In the traditional trust environment, the trustee has the fiduciary duty to act only in the sole interests of the beneficiary. In keeping with this, transactions that generating revenue for the trustee are deemed “prohibited transactions.” Simply put, trustees cannot engage the trust in any transaction which benefits the trustee. This eliminates a commonly abused conflict of interest problem from the pre-trust law days.
Investment Advisers operating under the Investment Advisers Act of 1940 (“40 Act”) have always been under this same fiduciary standard. At its inception, ERISA also held its fiduciaries to this same standard. The 40 Act contained an exemption for companies where investment advice was ancillary to its main business. On the ERISA side, the DOL has promulgated opinions which allow for certain exemptions from the prohibited transaction rule.
This is how revenue sharing, including 12b-1 fees, came about.
Over the years, we’ve seen financial service providers take this molehill of an exemption and create a mountainous industry. Vendors have used this tactic to hide fees; thus, enabling them to sell “low-fee” 401(k) solutions to unsuspecting plan sponsors. So great is this pandemic, even the mighty Vanguard, oft viewed as the purest of mutual fund companies, has been sullied by the scarlet “RS” of revenue sharing. Now, to borrow a quote from the movie Giant, it’s “too big to kill.”
Many industry experts believe plan sponsors should avoid revenue sharing arrangements, thinking these indirect fees more often than not suck the growth out of the assets of retirement plans.
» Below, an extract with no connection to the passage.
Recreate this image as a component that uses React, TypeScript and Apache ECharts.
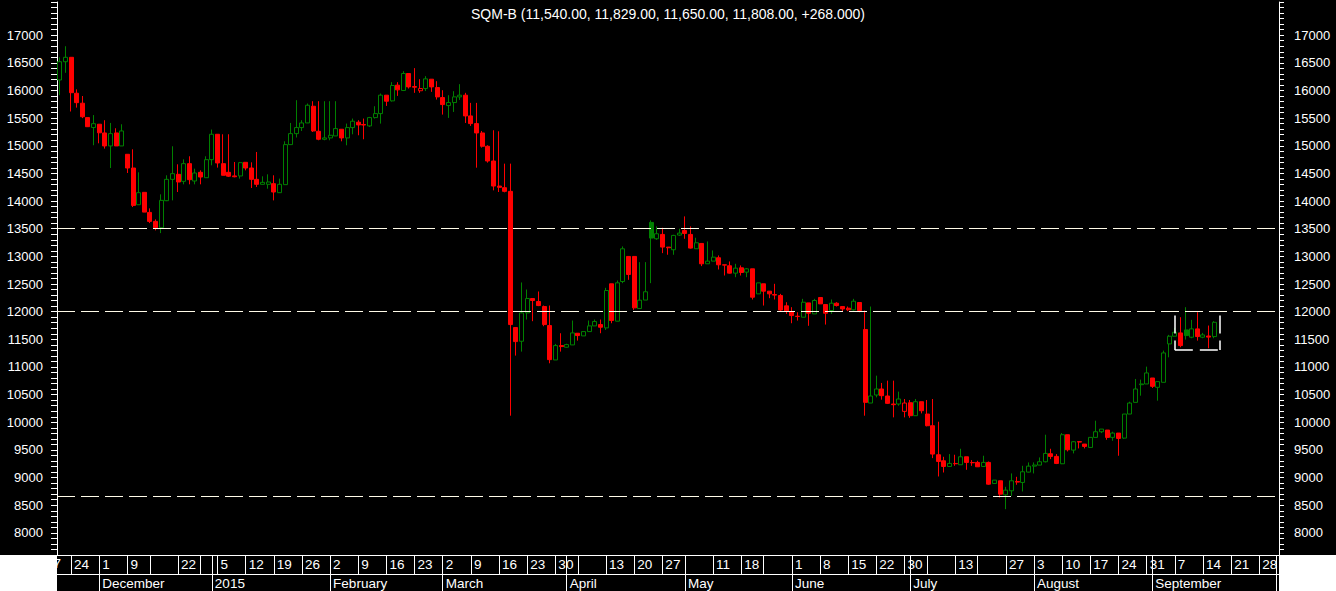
import React, { useEffect, useRef } from 'react';
import * as echarts from 'echarts';

// ---------- data ----------
const titleText = 'SQM-B (11,540.00, 11,829.00, 11,650.00, 11,808.00, +268.000)';
const firstDay = [2014, 10, 20];
const lastDay = [2015, 9, 1];
const holidays = ['2014-12-08', '2014-12-25', '2014-12-31', '2015-01-01', '2015-04-03', '2015-05-01', '2015-05-21', '2015-06-29', '2015-07-16'];
const unlabeledWeeks = ['2014-12-15', '2014-12-29', '2015-04-06', '2015-05-04', '2015-05-25', '2015-07-06', '2015-07-20'];
const monthNames = ['January', 'February', 'March', 'April', 'May', 'June', 'July', 'August', 'September', 'October', 'November', 'December'];
const yTickLabels = [8000, 8500, 9000, 9500, 10000, 10500, 11000, 11500, 12000, 12500, 13000, 13500, 14000, 14500, 15000, 15500, 16000, 16500, 17000];
const levelLines = [13500, 12000, 8660];
const boxDates = ['2015-09-07', '2015-09-17'];
const boxRange = [11308, 11930];
const hiddenLeftDay = '17';

const opens = [
  16190, 16520, 16600, 15950, 15770, 15510, 15330, 15390, 15232, 14997,
  15232, 14997, 14846, 14598, 13934, 14158, 13795, 13633, 13518, 14007,
  14393, 14484, 14357, 14677, 14363, 14520, 14423, 14749, 15208, 14677,
  14520, 14455, 14454, 14701, 14598, 14393, 14303, 14303, 14315, 14152,
  14297, 15021, 15220, 15329, 15413, 15715, 15262, 15118, 15142, 15178,
  15299, 15142, 15329, 15426, 15385, 15359, 15510, 15582, 15915, 15812,
  16096, 16000, 16307, 16071, 15995, 16035, 16204, 16053, 15872, 15727,
  15782, 15884, 15915, 15540, 15401, 15232, 14991, 14725, 14272, 14242,
  14176, 11713, 11465, 11978, 12238, 12184, 12093, 11749, 11127, 11387,
  11357, 11399, 11610, 11562, 11640, 11743, 11767, 11707, 12504, 11828,
  12546, 12999, 12999, 12057, 12210, 13614, 13319, 13397, 13168, 13120,
  13385, 13469, 13397, 13138, 13234, 12866, 12914, 12975, 12848, 12830,
  12697, 12793, 12715, 12775, 12322, 12504, 12371, 12310, 12292, 12105,
  12003, 11918, 11900, 12159, 11960, 12256, 12129, 12021, 12153, 12093,
  12063, 12033, 12166, 11677, 10348, 10493, 10602, 10475, 10330, 10330,
  10197, 10354, 10119, 10372, 10149, 9938, 9413, 9304, 9201, 9255,
  9232, 9376, 9272, 9274, 9201, 9274, 8893, 8942, 8688, 8761,
  8930, 8912, 9099, 9207, 9226, 9286, 9431, 9383, 9250, 9775,
  9497, 9650, 9606, 9545, 9727, 9829, 9859, 9727, 9805, 9714,
  10149, 10360, 10680, 10693, 10801, 10632, 10723, 11417, 11556, 11616,
  11670, 11538, 11689, 11538, 11560, 11550,
];
const closes = [
  16520, 16600, 15960, 15780, 15525, 15345, 15400, 15235, 14997, 15220,
  14997, 15268, 14598, 13922, 14152, 13801, 13633, 13518, 14013, 14393,
  14496, 14345, 14677, 14387, 14508, 14435, 14749, 15208, 14689, 14466,
  14450, 14440, 14695, 14598, 14393, 14303, 14339, 14345, 14164, 14303,
  15021, 15220, 15329, 15413, 15733, 15268, 15118, 15142, 15190, 15311,
  15142, 15329, 15444, 15377, 15375, 15510, 15582, 15915, 15806, 16090,
  16011, 16307, 16065, 16059, 16035, 16210, 16065, 15884, 15745, 15782,
  15884, 15915, 15540, 15401, 15232, 14991, 14725, 14272, 14248, 14176,
  11767, 11459, 11978, 12238, 12202, 12111, 11767, 11133, 11387, 11369,
  11405, 11616, 11568, 11640, 11743, 11822, 11719, 12383, 11840, 12522,
  13137, 12673, 12069, 12208, 12360, 13331, 13409, 13168, 13156, 13379,
  13421, 13415, 13150, 13246, 12866, 12914, 12986, 12848, 12842, 12697,
  12787, 12709, 12775, 12262, 12521, 12371, 12322, 12300, 12030, 12015,
  11930, 11912, 12171, 11972, 12202, 12141, 11972, 12153, 12111, 12050,
  12033, 12189, 12021, 10360, 10475, 10602, 10481, 10342, 10318, 10421,
  10348, 10119, 10372, 10209, 9938, 9425, 9292, 9201, 9256, 9250,
  9376, 9274, 9268, 9195, 9274, 8881, 8954, 8700, 8773, 8942,
  8918, 9105, 9207, 9226, 9286, 9437, 9383, 9256, 9775, 9503,
  9648, 9642, 9564, 9727, 9829, 9877, 9727, 9805, 9708, 10149,
  10348, 10602, 10693, 10892, 10650, 10735, 11254, 11556, 11628, 11387,
  11568, 11689, 11550, 11580, 11540, 11808,
];
const highs = [
  16600, 16800, 16600, 16020, 15900, 15510, 15555, 15390, 15462, 15413,
  15317, 15389, 14846, 14936, 14520, 14158, 13868, 13669, 14122, 14466,
  14991, 14665, 14755, 14810, 14586, 14556, 14810, 15293, 15208, 15208,
  15208, 14707, 14707, 14701, 14701, 14888, 14448, 14484, 14466, 14406,
  15081, 15413, 15824, 15462, 15764, 15806, 15806, 15806, 15806, 15806,
  15299, 15401, 15492, 15462, 15492, 15522, 15715, 15945, 15915, 16150,
  16150, 16349, 16307, 16404, 16204, 16259, 16204, 16168, 16005, 15914,
  15987, 16114, 15957, 15776, 15776, 15268, 15009, 15281, 15262, 14677,
  14677, 11713, 12528, 12401, 12238, 12365, 12111, 12111, 11417, 11610,
  11420, 11840, 11610, 11640, 11840, 11858, 11858, 12431, 12504, 12564,
  13180, 12999, 12999, 12896, 12896, 13650, 13542, 13518, 13168, 13390,
  13500, 13723, 13542, 13337, 13234, 13270, 13107, 13017, 12848, 12908,
  12866, 12836, 12790, 12775, 12521, 12504, 12371, 12504, 12322, 12171,
  12081, 11990, 12232, 12159, 12232, 12256, 12129, 12220, 12171, 12093,
  12093, 12232, 12166, 12021, 12093, 10843, 10711, 10753, 10753, 10554,
  10421, 10403, 10421, 10372, 10403, 10421, 10010, 9376, 9425, 9413,
  9521, 9376, 9316, 9304, 9395, 9290, 8954, 8942, 8833, 9075,
  9014, 9213, 9274, 9274, 9364, 9775, 9521, 9425, 9805, 9775,
  9660, 9660, 9606, 9727, 10028, 9877, 9859, 9829, 9805, 10149,
  10372, 10783, 10771, 11006, 10801, 10735, 11296, 11580, 11707, 11900,
  12081, 11852, 11990, 11616, 11749, 11829,
];
const lows = [
  15915, 16320, 15620, 15690, 15500, 15340, 15010, 15045, 14949, 14598,
  14997, 14997, 14508, 13892, 13934, 13801, 13602, 13470, 13421, 13999,
  14013, 14164, 14303, 14303, 14303, 14303, 14423, 14647, 14605, 14466,
  14435, 14430, 14406, 14556, 14236, 14254, 14303, 14224, 14013, 14152,
  14297, 15021, 15150, 15268, 15413, 15250, 15100, 15100, 15100, 15178,
  15081, 15009, 15208, 15190, 15118, 15340, 15492, 15401, 15721, 15800,
  15902, 15990, 16035, 15957, 15957, 15990, 15975, 15836, 15564, 15504,
  15612, 15830, 15413, 15359, 14604, 14967, 14695, 14194, 14164, 14158,
  10119, 11206, 11278, 11858, 11828, 12100, 11737, 11067, 11127, 11278,
  11350, 11399, 11477, 11562, 11640, 11743, 11610, 11670, 11791, 11828,
  12516, 12576, 12033, 12057, 12210, 12516, 13300, 13059, 13030, 13029,
  13370, 13318, 13140, 13138, 12824, 12866, 12914, 12763, 12654, 12690,
  12624, 12654, 12624, 12220, 12322, 12111, 12244, 12220, 12000, 11960,
  11791, 11839, 11900, 11745, 11960, 12141, 11767, 11960, 12093, 12009,
  12009, 12021, 11990, 10119, 10348, 10451, 10409, 10330, 10089, 10300,
  10089, 10080, 10119, 10161, 9926, 9352, 9020, 9092, 9201, 9213,
  9232, 9141, 9213, 9195, 9201, 8870, 8893, 8640, 8429, 8670,
  8870, 8749, 9093, 9075, 9226, 9274, 9334, 9244, 9244, 9473,
  9437, 9527, 9527, 9545, 9727, 9805, 9684, 9666, 9395, 9700,
  10149, 10360, 10481, 10693, 10620, 10391, 10723, 11175, 11556, 11357,
  11496, 11520, 11477, 11520, 11339, 11520,
];

// ---------- helpers ----------
const pad = (n: number) => (n < 10 ? '0' + n : '' + n);
const iso = (d: Date) => `${d.getUTCFullYear()}-${pad(d.getUTCMonth() + 1)}-${pad(d.getUTCDate())}`;

function buildCalendar(): string[] {
  const out: string[] = [];
  const d = new Date(Date.UTC(firstDay[0], firstDay[1], firstDay[2]));
  const end = Date.UTC(lastDay[0], lastDay[1], lastDay[2]);
  while (d.getTime() <= end) {
    const wd = d.getUTCDay();
    const s = iso(d);
    if (wd !== 0 && wd !== 6 && holidays.indexOf(s) < 0) out.push(s);
    d.setUTCDate(d.getUTCDate() + 1);
  }
  return out;
}

const GREEN = '#008000';
const RED = '#ff0000';
const FONT = '"Liberation Sans", Arial, sans-serif';

export default function App() {
  const ref = useRef<HTMLDivElement>(null);
  useEffect(() => {
    if (!ref.current) return;
    const chart = echarts.init(ref.current, undefined, { renderer: 'svg' });
    const dates = buildCalendar();
    const parse = (s: string) => new Date(s + 'T00:00:00Z');
    const isWeekStart = dates.map((s, i) => {
      if (i === 0) return false;
      const a = parse(dates[i - 1]);
      const b = parse(s);
      return b.getUTCDay() < a.getUTCDay() || b.getTime() - a.getTime() >= 7 * 86400000;
    });
    const isMonthStart = dates.map((s, i) => i > 0 && s.slice(5, 7) !== dates[i - 1].slice(5, 7));

    const candles = opens.map((o, i) => {
      const c = closes[i];
      const up = i === 0 || c >= closes[i - 1];
      const stroke = up ? GREEN : RED;
      const fill = c < o ? stroke : '#000000';
      return {
        value: [o, c, lows[i], highs[i]],
        itemStyle: {
          color: fill, color0: fill, borderColor: stroke, borderColor0: stroke,
          borderColorDoji: stroke,
        },
      };
    });

    const b0 = dates.indexOf(boxDates[0]);
    const b1 = dates.indexOf(boxDates[1]);
    const boxStyle = { color: '#ffffff', width: 1.5, type: [18, 7] as any };

    const yAxisBase = {
      type: 'value' as const,
      min: 7600,
      max: 17600,
      interval: 100,
      splitLine: { show: false },
      axisLine: { show: true, lineStyle: { color: '#ffffff', width: 1 } },
      axisTick: { show: true, length: 6, lineStyle: { color: '#ffffff' } },
      axisLabel: {
        color: '#ffffff',
        fontSize: 13,
        fontFamily: FONT,
        formatter: (v: number) => (yTickLabels.indexOf(Math.round(v)) >= 0 ? String(Math.round(v)) : ''),
      },
    };

    chart.setOption({
      animation: false,
      backgroundColor: '#000000',
      title: {
        text: titleText,
        left: 'center',
        top: 7,
        padding: 0,
        textStyle: { color: '#ffffff', fontSize: 14, fontWeight: 'normal', fontFamily: FONT },
      },
      grid: { left: 57, right: 57, top: 2, bottom: 36, containLabel: false },
      xAxis: [
        {
          type: 'category',
          data: dates,
          boundaryGap: true,
          position: 'bottom',
          axisLine: { show: true, lineStyle: { color: '#ffffff', width: 1 } },
          axisTick: {
            show: true,
            alignWithLabel: true,
            length: 19,
            interval: (i: number) => isWeekStart[i] || isMonthStart[i],
            lineStyle: { color: '#ffffff', width: 1 },
          },
          axisLabel: {
            interval: (i: number, v: string) => isWeekStart[i] && unlabeledWeeks.indexOf(v) < 0,
            formatter: (v: string) => String(parseInt(v.slice(8, 10), 10)),
            color: '#ffffff',
            fontSize: 13.5,
            fontFamily: FONT,
            align: 'left',
            verticalAlign: 'middle',
            padding: [0, 0, 0, 3],
            margin: 9,
          },
          splitLine: { show: false },
        },
        {
          type: 'category',
          data: dates,
          boundaryGap: true,
          position: 'bottom',
          offset: 19,
          axisLine: { show: true, lineStyle: { color: '#ffffff', width: 1 } },
          axisTick: {
            show: true,
            alignWithLabel: true,
            length: 17,
            interval: (i: number) => isMonthStart[i],
            lineStyle: { color: '#ffffff', width: 1 },
          },
          axisLabel: {
            interval: (i: number) => isMonthStart[i],
            formatter: (v: string) => {
              const m = parseInt(v.slice(5, 7), 10) - 1;
              return m === 0 ? v.slice(0, 4) : monthNames[m];
            },
            color: '#ffffff',
            fontSize: 13.5,
            fontFamily: FONT,
            align: 'left',
            verticalAlign: 'middle',
            padding: [0, 0, 0, 3],
            margin: 9,
          },
          splitLine: { show: false },
        },
      ],
      yAxis: [
        { ...yAxisBase, position: 'left', axisLabel: { ...yAxisBase.axisLabel, margin: 14 } },
        {
          ...yAxisBase,
          position: 'right',
          axisTick: { ...yAxisBase.axisTick, length: 5 },
          axisLabel: { ...yAxisBase.axisLabel, margin: 15, align: 'left' },
        },
      ],
      series: [
        {
          type: 'candlestick',
          xAxisIndex: 0,
          yAxisIndex: 0,
          barWidth: 4.5,
          data: candles,
          itemStyle: { borderWidth: 1 },
          markLine: {
            silent: true,
            symbol: ['none', 'none'],
            label: { show: false },
            lineStyle: { color: '#fffbe8', width: 1, type: [18, 6] as any },
            data: [
              ...levelLines.map((v) => ({ yAxis: v })),
              [{ coord: [b0, boxRange[1]], lineStyle: boxStyle }, { coord: [b0, boxRange[0]] }],
              [{ coord: [b0, boxRange[0]], lineStyle: boxStyle }, { coord: [b1, boxRange[0]] }],
              [{ coord: [b1, boxRange[1]], lineStyle: boxStyle }, { coord: [b1, boxRange[0]] }],
            ],
          },
        },
      ],
      graphic: [
        {
          type: 'text',
          z: 100,
          left: 46,
          top: 556,
          style: { text: hiddenLeftDay, fill: '#ffffff', font: `13.5px ${FONT}` },
        },
        { type: 'rect', z: 101, shape: { x: 0, y: 555, width: 57, height: 36 }, style: { fill: '#ffffff' } },
        { type: 'rect', z: 101, shape: { x: 1279, y: 555, width: 57, height: 36 }, style: { fill: '#ffffff' } },
      ],
    });
    return () => chart.dispose();
  }, []);
  return (
    <div
      ref={ref}
      style={{ position: 'fixed', left: 0, top: 0, width: 1336, height: 591, background: '#000' }}
    />
  );
}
The DOL, however, continues to permit these otherwise prohibited transactions.
But what the DOL did last week may have effectively killed revenue sharing.
By sticking to its guns and not backing down to industry demands, the DOL’s new Fee Disclosure Guidelines will reveal the wizard behind the curtain. And many 401(k) plan sponsors might not like the tricks that magician has been up to. As early as this summer, both plan sponsors and plan participants will finally see the true cost of their retirement plan.
Some may accept the level of these fees.
Others may suffer sticker shock when they realize their “free” plan isn’t free or their “low-cost” plan isn’t truly low cost. And for those surprised by the actual costs, they’ll be looking for an explanation.
They need look no further than revenue sharing and, to a lesser extent, 12b-1 fees (according to a recent ICI study, only 1 in 10 plans still use funds with 12b-1 fees). Clearly, this practice will no doubt anger at least some 401(k) plan sponsors. What will their response be? Will they shoot the innocent messenger who has the unlucky duty of being the first to inform them of this debacle? Will they simply fire all those involved in revenue sharing? Or will they be convinced (by someone with a clearly vested interest) to stay the course because “everybody does it?”
But there’s a greater question: If you can’t hide the fees anymore, what’s the purpose of revenue sharing? With fee disclosure, revenue sharing becomes no different than automatic fee deductions, which many plans already use to pay their vendors. And, since some plan sponsors may prefer to pay fees directly rather than have the plan pay them, revenue sharing (which requires the plan to pay the fees) becomes less desirable. To paraphrase Ronald Reagan, whose birthday we celebrate this week, don’t be stunned if revenue sharing ends up in the ashbin of history.
It is the intention of the DOL to expose revenue sharing to the light of day. Like so many other blood-sucking creatures, revenue sharing just might not survive exposure to sunshine.